Problem statement
Repeat each line of the material below exactly as it appears, minus any pictures.

Supplied data
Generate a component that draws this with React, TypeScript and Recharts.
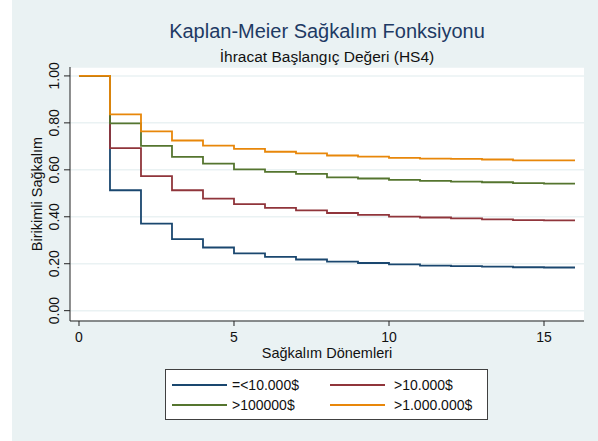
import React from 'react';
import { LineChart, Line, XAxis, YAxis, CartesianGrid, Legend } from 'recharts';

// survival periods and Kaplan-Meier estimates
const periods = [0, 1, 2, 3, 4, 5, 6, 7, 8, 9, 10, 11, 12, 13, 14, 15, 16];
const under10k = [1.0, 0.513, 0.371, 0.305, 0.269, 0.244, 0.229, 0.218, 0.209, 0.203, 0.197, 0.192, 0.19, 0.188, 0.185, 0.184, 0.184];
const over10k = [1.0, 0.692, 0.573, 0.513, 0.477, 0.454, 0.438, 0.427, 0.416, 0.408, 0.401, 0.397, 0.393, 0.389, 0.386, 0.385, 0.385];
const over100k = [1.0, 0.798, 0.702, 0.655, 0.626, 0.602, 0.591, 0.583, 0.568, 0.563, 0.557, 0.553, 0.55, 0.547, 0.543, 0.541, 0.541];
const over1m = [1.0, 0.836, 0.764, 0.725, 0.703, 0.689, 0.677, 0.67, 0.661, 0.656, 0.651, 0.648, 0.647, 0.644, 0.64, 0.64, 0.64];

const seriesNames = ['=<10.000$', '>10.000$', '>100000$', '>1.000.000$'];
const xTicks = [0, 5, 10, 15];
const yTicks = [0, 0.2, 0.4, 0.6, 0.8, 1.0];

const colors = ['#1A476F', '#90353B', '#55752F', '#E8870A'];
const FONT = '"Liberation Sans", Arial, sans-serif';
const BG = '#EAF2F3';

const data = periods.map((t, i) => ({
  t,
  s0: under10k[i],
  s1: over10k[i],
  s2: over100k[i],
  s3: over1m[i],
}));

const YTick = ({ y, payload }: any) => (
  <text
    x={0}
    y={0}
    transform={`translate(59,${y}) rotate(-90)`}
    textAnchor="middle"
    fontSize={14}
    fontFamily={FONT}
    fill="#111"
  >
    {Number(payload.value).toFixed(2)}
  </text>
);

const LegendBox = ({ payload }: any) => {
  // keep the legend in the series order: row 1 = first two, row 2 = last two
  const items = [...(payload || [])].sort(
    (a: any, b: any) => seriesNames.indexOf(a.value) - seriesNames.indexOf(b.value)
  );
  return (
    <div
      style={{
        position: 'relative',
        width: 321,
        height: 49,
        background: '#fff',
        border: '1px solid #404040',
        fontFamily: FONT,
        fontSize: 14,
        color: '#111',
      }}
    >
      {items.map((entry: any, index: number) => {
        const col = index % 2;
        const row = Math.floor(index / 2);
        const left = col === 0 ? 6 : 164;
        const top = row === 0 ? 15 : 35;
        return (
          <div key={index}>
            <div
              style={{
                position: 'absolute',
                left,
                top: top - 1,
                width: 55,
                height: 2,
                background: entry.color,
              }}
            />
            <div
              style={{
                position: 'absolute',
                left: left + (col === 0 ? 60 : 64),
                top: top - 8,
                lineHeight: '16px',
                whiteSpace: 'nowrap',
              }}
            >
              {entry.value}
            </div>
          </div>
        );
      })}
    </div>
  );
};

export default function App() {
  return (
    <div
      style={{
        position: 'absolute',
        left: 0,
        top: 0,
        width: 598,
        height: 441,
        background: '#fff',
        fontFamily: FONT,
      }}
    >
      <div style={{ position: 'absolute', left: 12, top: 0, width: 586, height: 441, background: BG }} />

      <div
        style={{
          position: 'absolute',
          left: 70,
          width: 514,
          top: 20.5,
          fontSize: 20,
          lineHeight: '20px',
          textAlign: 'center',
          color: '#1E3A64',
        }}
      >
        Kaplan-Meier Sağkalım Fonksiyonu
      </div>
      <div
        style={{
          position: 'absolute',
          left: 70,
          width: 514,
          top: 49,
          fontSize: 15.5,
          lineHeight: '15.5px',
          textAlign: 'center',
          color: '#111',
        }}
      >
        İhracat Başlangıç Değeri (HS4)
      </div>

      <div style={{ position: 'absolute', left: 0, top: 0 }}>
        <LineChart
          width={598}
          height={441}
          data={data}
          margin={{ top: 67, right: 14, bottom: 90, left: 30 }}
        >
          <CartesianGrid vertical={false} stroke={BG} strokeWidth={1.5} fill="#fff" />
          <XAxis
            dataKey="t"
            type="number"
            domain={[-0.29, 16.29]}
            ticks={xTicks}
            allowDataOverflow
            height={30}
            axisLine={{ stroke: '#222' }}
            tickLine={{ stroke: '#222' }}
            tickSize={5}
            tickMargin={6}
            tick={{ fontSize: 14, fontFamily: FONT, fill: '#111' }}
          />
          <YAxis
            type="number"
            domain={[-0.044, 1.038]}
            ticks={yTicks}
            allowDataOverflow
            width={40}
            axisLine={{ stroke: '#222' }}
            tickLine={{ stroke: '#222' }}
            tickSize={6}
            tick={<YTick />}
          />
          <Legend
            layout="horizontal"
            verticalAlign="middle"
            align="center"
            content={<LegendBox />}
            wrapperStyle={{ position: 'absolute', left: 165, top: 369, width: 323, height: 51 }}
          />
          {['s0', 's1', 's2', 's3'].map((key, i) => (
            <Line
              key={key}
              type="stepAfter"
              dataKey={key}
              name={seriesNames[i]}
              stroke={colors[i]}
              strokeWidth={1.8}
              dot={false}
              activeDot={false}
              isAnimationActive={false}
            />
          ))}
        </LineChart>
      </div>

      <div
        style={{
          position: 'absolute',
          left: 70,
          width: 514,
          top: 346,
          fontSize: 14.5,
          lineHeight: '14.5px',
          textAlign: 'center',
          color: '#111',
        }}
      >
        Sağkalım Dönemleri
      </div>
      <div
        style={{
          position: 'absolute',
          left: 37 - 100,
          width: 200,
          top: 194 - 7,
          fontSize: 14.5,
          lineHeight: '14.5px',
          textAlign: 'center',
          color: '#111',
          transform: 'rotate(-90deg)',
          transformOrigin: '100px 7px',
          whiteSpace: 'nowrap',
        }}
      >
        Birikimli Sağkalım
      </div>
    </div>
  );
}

Solution
Generate a component that draws this with React, TypeScript and Recharts.
import React from 'react';
import { LineChart, Line, XAxis, YAxis, CartesianGrid, Legend } from 'recharts';

// survival periods and Kaplan-Meier estimates
const periods = [0, 1, 2, 3, 4, 5, 6, 7, 8, 9, 10, 11, 12, 13, 14, 15, 16];
const under10k = [1.0, 0.513, 0.371, 0.305, 0.269, 0.244, 0.229, 0.218, 0.209, 0.203, 0.197, 0.192, 0.19, 0.188, 0.185, 0.184, 0.184];
const over10k = [1.0, 0.692, 0.573, 0.513, 0.477, 0.454, 0.438, 0.427, 0.416, 0.408, 0.401, 0.397, 0.393, 0.389, 0.386, 0.385, 0.385];
const over100k = [1.0, 0.798, 0.702, 0.655, 0.626, 0.602, 0.591, 0.583, 0.568, 0.563, 0.557, 0.553, 0.55, 0.547, 0.543, 0.541, 0.541];
const over1m = [1.0, 0.836, 0.764, 0.725, 0.703, 0.689, 0.677, 0.67, 0.661, 0.656, 0.651, 0.648, 0.647, 0.644, 0.64, 0.64, 0.64];

const seriesNames = ['=<10.000$', '>10.000$', '>100000$', '>1.000.000$'];
const xTicks = [0, 5, 10, 15];
const yTicks = [0, 0.2, 0.4, 0.6, 0.8, 1.0];

const colors = ['#1A476F', '#90353B', '#55752F', '#E8870A'];
const FONT = '"Liberation Sans", Arial, sans-serif';
const BG = '#EAF2F3';

const data = periods.map((t, i) => ({
  t,
  s0: under10k[i],
  s1: over10k[i],
  s2: over100k[i],
  s3: over1m[i],
}));

const YTick = ({ y, payload }: any) => (
  <text
    x={0}
    y={0}
    transform={`translate(59,${y}) rotate(-90)`}
    textAnchor="middle"
    fontSize={14}
    fontFamily={FONT}
    fill="#111"
  >
    {Number(payload.value).toFixed(2)}
  </text>
);

const LegendBox = ({ payload }: any) => {
  // keep the legend in the series order: row 1 = first two, row 2 = last two
  const items = [...(payload || [])].sort(
    (a: any, b: any) => seriesNames.indexOf(a.value) - seriesNames.indexOf(b.value)
  );
  return (
    <div
      style={{
        position: 'relative',
        width: 321,
        height: 49,
        background: '#fff',
        border: '1px solid #404040',
        fontFamily: FONT,
        fontSize: 14,
        color: '#111',
      }}
    >
      {items.map((entry: any, index: number) => {
        const col = index % 2;
        const row = Math.floor(index / 2);
        const left = col === 0 ? 6 : 164;
        const top = row === 0 ? 15 : 35;
        return (
          <div key={index}>
            <div
              style={{
                position: 'absolute',
                left,
                top: top - 1,
                width: 55,
                height: 2,
                background: entry.color,
              }}
            />
            <div
              style={{
                position: 'absolute',
                left: left + (col === 0 ? 60 : 64),
                top: top - 8,
                lineHeight: '16px',
                whiteSpace: 'nowrap',
              }}
            >
              {entry.value}
            </div>
          </div>
        );
      })}
    </div>
  );
};

export default function App() {
  return (
    <div
      style={{
        position: 'absolute',
        left: 0,
        top: 0,
        width: 598,
        height: 441,
        background: '#fff',
        fontFamily: FONT,
      }}
    >
      <div style={{ position: 'absolute', left: 12, top: 0, width: 586, height: 441, background: BG }} />

      <div
        style={{
          position: 'absolute',
          left: 70,
          width: 514,
          top: 20.5,
          fontSize: 20,
          lineHeight: '20px',
          textAlign: 'center',
          color: '#1E3A64',
        }}
      >
        Kaplan-Meier Sağkalım Fonksiyonu
      </div>
      <div
        style={{
          position: 'absolute',
          left: 70,
          width: 514,
          top: 49,
          fontSize: 15.5,
          lineHeight: '15.5px',
          textAlign: 'center',
          color: '#111',
        }}
      >
        İhracat Başlangıç Değeri (HS4)
      </div>

      <div style={{ position: 'absolute', left: 0, top: 0 }}>
        <LineChart
          width={598}
          height={441}
          data={data}
          margin={{ top: 67, right: 14, bottom: 90, left: 30 }}
        >
          <CartesianGrid vertical={false} stroke={BG} strokeWidth={1.5} fill="#fff" />
          <XAxis
            dataKey="t"
            type="number"
            domain={[-0.29, 16.29]}
            ticks={xTicks}
            allowDataOverflow
            height={30}
            axisLine={{ stroke: '#222' }}
            tickLine={{ stroke: '#222' }}
            tickSize={5}
            tickMargin={6}
            tick={{ fontSize: 14, fontFamily: FONT, fill: '#111' }}
          />
          <YAxis
            type="number"
            domain={[-0.044, 1.038]}
            ticks={yTicks}
            allowDataOverflow
            width={40}
            axisLine={{ stroke: '#222' }}
            tickLine={{ stroke: '#222' }}
            tickSize={6}
            tick={<YTick />}
          />
          <Legend
            layout="horizontal"
            verticalAlign="middle"
            align="center"
            content={<LegendBox />}
            wrapperStyle={{ position: 'absolute', left: 165, top: 369, width: 323, height: 51 }}
          />
          {['s0', 's1', 's2', 's3'].map((key, i) => (
            <Line
              key={key}
              type="stepAfter"
              dataKey={key}
              name={seriesNames[i]}
              stroke={colors[i]}
              strokeWidth={1.8}
              dot={false}
              activeDot={false}
              isAnimationActive={false}
            />
          ))}
        </LineChart>
      </div>

      <div
        style={{
          position: 'absolute',
          left: 70,
          width: 514,
          top: 346,
          fontSize: 14.5,
          lineHeight: '14.5px',
          textAlign: 'center',
          color: '#111',
        }}
      >
        Sağkalım Dönemleri
      </div>
      <div
        style={{
          position: 'absolute',
          left: 37 - 100,
          width: 200,
          top: 194 - 7,
          fontSize: 14.5,
          lineHeight: '14.5px',
          textAlign: 'center',
          color: '#111',
          transform: 'rotate(-90deg)',
          transformOrigin: '100px 7px',
          whiteSpace: 'nowrap',
        }}
      >
        Birikimli Sağkalım
      </div>
    </div>
  );
}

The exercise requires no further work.